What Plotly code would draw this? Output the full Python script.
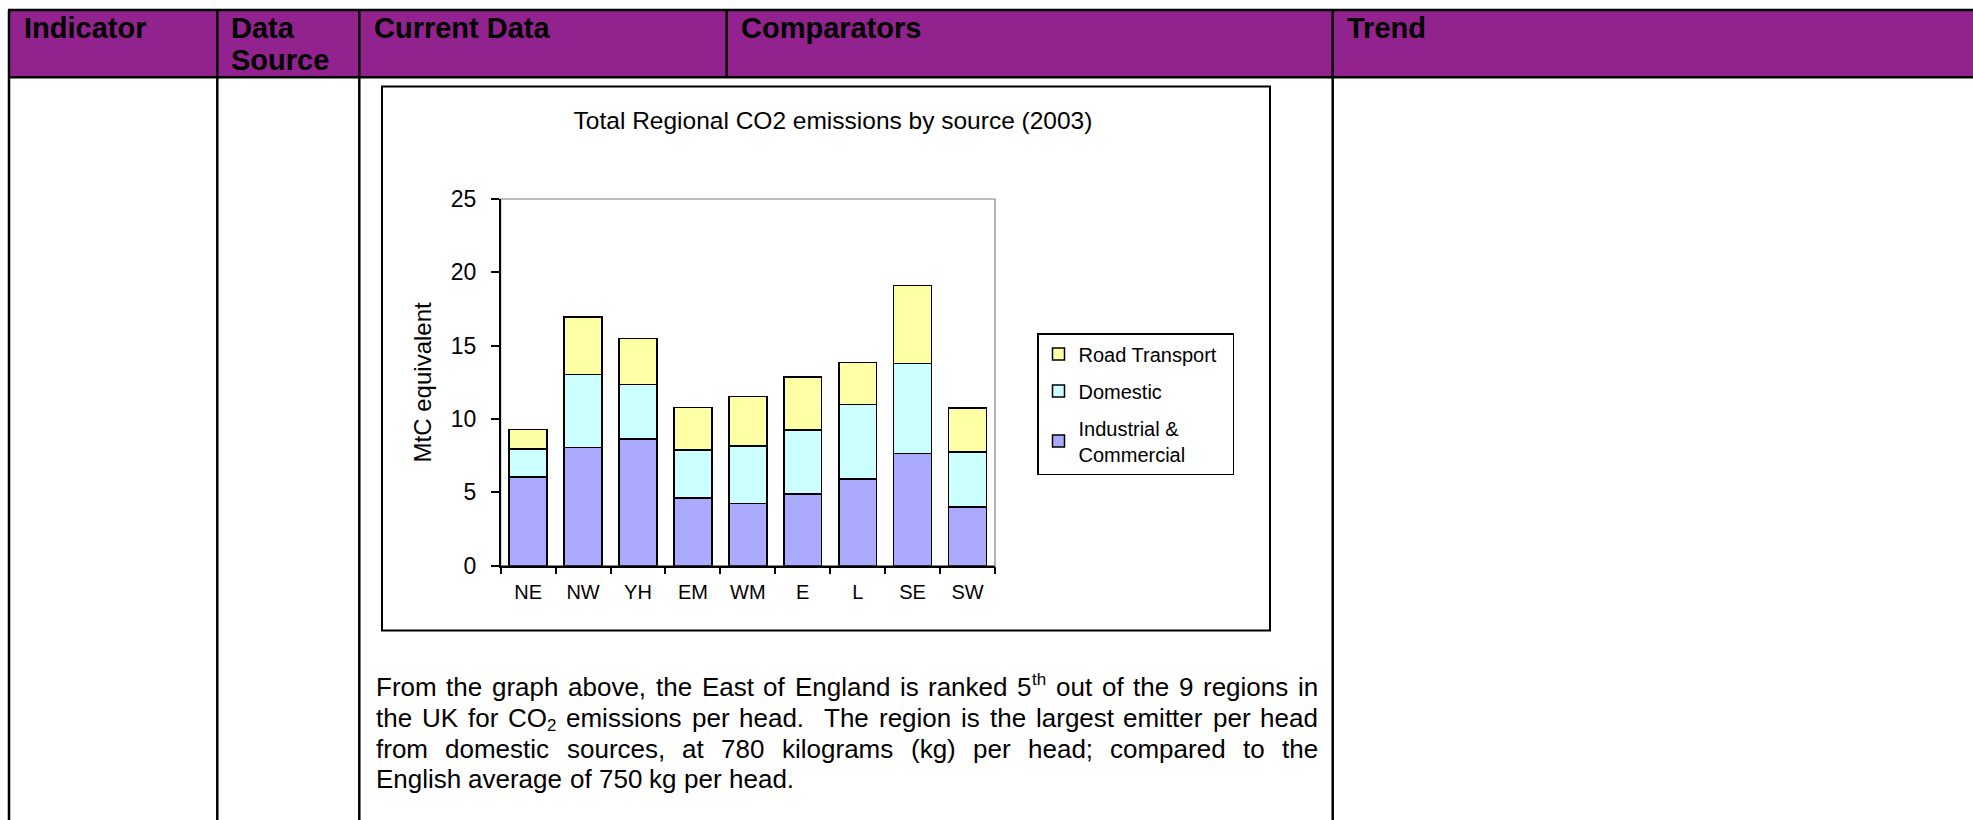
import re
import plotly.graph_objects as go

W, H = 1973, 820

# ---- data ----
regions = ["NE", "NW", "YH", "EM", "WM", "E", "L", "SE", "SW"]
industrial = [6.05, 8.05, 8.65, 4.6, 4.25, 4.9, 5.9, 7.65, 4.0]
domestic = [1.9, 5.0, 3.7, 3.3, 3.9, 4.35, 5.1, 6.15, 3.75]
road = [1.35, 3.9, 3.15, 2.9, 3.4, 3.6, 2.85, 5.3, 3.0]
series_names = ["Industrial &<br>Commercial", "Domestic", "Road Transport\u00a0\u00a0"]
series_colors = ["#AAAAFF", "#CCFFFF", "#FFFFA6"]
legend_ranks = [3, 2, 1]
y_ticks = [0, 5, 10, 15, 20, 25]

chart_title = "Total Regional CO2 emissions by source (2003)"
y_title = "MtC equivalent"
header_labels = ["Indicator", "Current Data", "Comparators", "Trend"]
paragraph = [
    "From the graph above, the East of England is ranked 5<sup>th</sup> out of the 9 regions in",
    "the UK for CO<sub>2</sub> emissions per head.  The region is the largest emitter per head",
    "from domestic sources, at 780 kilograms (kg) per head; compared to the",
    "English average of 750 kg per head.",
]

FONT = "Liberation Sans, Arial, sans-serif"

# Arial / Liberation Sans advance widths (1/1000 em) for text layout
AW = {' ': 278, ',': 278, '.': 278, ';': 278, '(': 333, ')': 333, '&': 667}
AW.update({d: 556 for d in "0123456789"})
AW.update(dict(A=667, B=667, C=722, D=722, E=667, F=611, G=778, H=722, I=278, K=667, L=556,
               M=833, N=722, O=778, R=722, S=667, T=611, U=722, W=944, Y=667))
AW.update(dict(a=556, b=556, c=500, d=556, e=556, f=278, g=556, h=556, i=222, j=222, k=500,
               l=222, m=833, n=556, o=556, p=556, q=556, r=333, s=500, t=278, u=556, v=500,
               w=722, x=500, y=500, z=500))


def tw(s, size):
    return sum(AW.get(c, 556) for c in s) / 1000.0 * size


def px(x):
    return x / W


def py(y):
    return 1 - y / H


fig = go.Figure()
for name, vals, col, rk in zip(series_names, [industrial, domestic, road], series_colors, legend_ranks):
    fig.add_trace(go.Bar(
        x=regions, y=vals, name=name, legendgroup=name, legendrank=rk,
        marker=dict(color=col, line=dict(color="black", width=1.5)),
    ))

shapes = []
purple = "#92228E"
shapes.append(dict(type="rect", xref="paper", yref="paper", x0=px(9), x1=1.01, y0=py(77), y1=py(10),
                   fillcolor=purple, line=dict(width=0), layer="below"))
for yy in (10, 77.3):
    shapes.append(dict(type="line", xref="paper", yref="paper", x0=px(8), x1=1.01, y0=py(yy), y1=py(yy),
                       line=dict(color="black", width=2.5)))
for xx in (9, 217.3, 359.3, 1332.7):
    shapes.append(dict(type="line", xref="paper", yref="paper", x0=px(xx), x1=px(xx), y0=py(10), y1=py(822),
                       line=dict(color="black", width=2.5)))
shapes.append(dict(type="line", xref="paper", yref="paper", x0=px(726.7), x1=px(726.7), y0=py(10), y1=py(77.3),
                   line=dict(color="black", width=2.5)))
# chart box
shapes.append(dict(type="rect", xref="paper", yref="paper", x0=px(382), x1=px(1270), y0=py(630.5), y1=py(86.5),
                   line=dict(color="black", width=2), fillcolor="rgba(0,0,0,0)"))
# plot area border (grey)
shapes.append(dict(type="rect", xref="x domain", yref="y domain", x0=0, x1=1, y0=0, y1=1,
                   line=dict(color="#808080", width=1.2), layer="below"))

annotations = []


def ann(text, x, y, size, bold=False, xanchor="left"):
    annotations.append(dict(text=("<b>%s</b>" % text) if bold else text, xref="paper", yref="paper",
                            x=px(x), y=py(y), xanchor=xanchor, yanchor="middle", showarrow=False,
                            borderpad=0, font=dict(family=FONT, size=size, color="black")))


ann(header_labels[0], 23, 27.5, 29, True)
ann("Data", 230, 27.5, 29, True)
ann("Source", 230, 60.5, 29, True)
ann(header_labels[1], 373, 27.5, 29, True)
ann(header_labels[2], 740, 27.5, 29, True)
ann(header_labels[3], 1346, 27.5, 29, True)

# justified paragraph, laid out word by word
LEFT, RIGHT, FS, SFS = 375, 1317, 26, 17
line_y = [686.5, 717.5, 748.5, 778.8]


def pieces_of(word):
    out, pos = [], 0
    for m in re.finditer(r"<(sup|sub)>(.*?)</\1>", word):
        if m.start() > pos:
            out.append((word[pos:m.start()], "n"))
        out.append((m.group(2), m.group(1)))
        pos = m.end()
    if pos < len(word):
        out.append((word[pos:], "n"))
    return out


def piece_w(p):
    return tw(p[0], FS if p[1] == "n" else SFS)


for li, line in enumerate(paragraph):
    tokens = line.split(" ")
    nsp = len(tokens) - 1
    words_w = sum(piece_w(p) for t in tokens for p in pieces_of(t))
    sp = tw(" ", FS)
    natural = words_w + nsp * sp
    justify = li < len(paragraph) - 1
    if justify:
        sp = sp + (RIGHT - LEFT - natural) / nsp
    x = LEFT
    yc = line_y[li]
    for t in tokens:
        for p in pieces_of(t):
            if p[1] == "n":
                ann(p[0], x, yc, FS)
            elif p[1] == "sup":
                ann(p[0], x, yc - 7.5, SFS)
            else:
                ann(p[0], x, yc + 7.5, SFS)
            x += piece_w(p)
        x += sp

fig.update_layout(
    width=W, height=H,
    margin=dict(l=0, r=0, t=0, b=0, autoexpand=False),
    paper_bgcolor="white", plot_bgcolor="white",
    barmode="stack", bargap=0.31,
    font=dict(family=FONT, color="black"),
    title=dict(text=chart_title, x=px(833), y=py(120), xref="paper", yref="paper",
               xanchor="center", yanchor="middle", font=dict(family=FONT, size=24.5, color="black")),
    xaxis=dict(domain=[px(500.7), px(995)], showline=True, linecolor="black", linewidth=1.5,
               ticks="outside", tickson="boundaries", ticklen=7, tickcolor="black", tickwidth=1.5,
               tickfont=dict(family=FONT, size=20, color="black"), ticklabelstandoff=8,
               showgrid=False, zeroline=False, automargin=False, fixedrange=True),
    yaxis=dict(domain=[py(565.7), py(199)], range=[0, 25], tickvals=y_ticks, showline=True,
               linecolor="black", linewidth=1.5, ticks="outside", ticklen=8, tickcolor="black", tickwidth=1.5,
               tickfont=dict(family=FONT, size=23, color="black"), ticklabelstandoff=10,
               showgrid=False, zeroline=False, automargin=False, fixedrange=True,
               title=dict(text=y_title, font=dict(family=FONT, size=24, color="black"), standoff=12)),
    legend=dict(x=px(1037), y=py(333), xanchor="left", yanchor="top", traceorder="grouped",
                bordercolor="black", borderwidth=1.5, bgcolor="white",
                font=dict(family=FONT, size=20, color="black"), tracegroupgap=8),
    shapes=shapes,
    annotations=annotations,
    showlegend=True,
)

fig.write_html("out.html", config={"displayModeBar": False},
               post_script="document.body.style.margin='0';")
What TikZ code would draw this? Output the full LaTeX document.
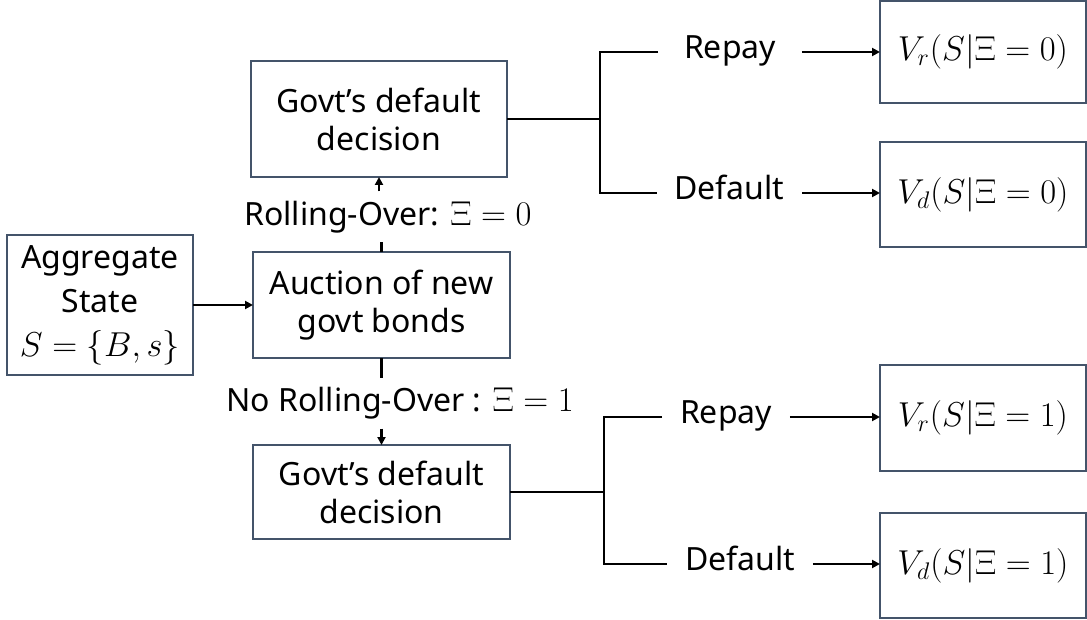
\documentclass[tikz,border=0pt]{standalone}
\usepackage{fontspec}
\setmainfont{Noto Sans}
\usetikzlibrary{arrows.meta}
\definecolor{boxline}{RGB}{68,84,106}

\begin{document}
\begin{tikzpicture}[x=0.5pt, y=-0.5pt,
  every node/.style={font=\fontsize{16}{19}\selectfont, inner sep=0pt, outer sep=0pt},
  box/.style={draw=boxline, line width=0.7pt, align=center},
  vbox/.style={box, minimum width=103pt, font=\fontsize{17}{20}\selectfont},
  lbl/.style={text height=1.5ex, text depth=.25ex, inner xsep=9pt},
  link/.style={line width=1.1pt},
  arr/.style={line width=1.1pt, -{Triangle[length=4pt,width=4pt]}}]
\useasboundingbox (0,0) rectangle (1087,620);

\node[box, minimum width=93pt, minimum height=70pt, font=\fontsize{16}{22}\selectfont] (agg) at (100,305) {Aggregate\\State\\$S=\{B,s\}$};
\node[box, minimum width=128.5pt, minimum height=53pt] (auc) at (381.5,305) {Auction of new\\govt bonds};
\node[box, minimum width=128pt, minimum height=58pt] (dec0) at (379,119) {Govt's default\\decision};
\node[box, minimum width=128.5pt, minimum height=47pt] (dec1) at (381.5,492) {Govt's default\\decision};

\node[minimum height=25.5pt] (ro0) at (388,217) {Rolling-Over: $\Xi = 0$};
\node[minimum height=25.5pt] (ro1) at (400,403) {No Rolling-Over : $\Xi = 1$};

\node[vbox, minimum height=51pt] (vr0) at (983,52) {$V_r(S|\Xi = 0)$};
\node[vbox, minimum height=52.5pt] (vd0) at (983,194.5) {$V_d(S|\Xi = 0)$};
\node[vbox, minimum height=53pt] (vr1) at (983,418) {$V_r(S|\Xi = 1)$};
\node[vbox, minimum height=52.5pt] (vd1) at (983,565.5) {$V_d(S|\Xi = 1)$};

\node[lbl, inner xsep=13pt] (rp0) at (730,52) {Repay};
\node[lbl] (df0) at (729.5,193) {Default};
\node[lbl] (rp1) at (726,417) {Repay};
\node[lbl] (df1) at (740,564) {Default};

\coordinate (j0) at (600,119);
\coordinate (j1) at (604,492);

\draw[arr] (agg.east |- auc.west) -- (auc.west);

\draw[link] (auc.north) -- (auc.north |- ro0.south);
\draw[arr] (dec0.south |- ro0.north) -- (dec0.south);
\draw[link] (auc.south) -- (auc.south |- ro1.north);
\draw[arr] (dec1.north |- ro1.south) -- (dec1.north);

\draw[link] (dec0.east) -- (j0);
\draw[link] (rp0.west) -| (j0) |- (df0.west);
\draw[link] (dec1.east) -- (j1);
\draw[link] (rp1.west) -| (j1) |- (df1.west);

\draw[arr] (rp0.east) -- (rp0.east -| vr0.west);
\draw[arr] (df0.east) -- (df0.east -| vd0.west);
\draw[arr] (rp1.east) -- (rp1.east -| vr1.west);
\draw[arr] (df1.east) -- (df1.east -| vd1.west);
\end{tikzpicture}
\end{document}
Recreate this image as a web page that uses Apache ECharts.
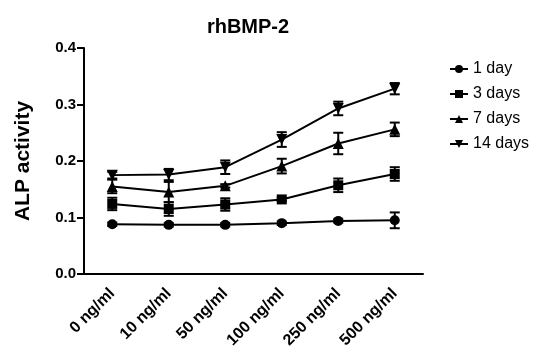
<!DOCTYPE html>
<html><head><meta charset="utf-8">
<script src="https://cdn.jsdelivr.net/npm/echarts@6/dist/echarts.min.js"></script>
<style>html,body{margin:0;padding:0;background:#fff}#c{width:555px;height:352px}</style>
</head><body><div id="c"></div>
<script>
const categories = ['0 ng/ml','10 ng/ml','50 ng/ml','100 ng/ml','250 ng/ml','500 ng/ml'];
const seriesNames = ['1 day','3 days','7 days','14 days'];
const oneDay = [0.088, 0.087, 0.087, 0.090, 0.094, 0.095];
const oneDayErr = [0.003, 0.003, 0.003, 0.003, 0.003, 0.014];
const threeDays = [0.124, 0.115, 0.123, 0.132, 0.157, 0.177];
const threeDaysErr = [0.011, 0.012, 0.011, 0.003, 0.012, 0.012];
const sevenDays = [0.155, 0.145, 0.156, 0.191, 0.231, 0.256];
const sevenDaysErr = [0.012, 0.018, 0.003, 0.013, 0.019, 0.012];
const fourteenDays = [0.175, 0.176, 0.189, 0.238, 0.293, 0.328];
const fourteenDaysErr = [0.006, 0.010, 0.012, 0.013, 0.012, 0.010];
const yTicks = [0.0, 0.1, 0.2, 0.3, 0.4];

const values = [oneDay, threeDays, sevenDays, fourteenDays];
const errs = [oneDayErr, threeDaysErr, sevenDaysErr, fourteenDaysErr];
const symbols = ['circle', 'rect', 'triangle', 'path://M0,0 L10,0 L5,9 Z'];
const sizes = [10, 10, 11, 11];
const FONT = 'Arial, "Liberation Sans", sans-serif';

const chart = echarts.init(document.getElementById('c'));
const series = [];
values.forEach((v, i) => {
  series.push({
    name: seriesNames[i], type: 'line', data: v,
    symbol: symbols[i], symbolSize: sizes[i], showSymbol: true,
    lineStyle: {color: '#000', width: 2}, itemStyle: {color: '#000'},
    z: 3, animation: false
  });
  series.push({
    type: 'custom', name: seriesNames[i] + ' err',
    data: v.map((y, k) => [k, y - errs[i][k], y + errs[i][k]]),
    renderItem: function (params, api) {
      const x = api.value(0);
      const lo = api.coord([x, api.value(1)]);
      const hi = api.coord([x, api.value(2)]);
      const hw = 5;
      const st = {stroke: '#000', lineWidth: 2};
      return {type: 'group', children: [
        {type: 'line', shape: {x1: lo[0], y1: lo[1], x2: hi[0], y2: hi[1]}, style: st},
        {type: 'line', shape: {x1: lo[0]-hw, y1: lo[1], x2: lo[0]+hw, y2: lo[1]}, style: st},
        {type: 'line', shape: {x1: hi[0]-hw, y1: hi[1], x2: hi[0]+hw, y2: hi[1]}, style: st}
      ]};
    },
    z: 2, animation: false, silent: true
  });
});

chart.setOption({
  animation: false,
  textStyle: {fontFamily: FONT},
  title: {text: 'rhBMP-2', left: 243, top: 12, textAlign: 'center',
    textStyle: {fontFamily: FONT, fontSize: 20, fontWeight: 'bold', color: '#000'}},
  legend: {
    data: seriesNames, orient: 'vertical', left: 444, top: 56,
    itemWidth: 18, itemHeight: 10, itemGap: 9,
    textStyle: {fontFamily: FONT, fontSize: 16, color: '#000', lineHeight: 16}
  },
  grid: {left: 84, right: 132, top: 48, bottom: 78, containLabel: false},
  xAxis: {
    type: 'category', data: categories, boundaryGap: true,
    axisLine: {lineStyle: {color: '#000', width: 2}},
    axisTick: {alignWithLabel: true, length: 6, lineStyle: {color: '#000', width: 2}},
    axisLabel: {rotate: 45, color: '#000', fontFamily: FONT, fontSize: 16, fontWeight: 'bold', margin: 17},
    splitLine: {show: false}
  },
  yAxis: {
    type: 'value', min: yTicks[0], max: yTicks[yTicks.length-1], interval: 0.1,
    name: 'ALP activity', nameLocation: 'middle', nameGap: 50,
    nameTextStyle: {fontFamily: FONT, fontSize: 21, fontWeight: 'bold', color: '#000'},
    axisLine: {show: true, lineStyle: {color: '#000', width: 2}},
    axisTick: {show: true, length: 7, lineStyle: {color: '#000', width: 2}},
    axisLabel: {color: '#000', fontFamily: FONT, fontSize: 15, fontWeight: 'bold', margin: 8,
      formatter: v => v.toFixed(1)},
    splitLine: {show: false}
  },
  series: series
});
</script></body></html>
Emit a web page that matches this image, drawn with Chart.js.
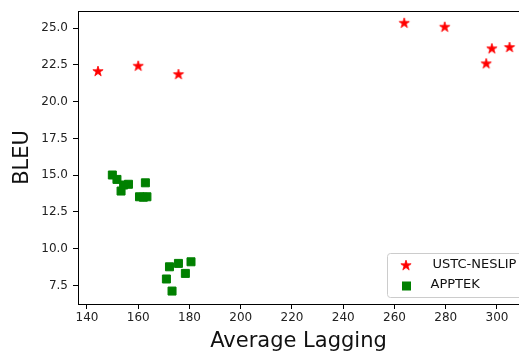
++++++++++++++++++++
▸ **Exercise objective**:
Starting at the first line of the material, output exactly the lines up to and including the one with "y_ticks = [0, 5, 10, 15, 20, 25]". Do not include the pictures.

▸ **Response**:
What Plotly code would draw this? Output the full Python script.
import re
import plotly.graph_objects as go

W, H = 1973, 820

# ---- data ----
regions = ["NE", "NW", "YH", "EM", "WM", "E", "L", "SE", "SW"]
industrial = [6.05, 8.05, 8.65, 4.6, 4.25, 4.9, 5.9, 7.65, 4.0]
domestic = [1.9, 5.0, 3.7, 3.3, 3.9, 4.35, 5.1, 6.15, 3.75]
road = [1.35, 3.9, 3.15, 2.9, 3.4, 3.6, 2.85, 5.3, 3.0]
series_names = ["Industrial &<br>Commercial", "Domestic", "Road Transport\u00a0\u00a0"]
series_colors = ["#AAAAFF", "#CCFFFF", "#FFFFA6"]
legend_ranks = [3, 2, 1]
y_ticks = [0, 5, 10, 15, 20, 25]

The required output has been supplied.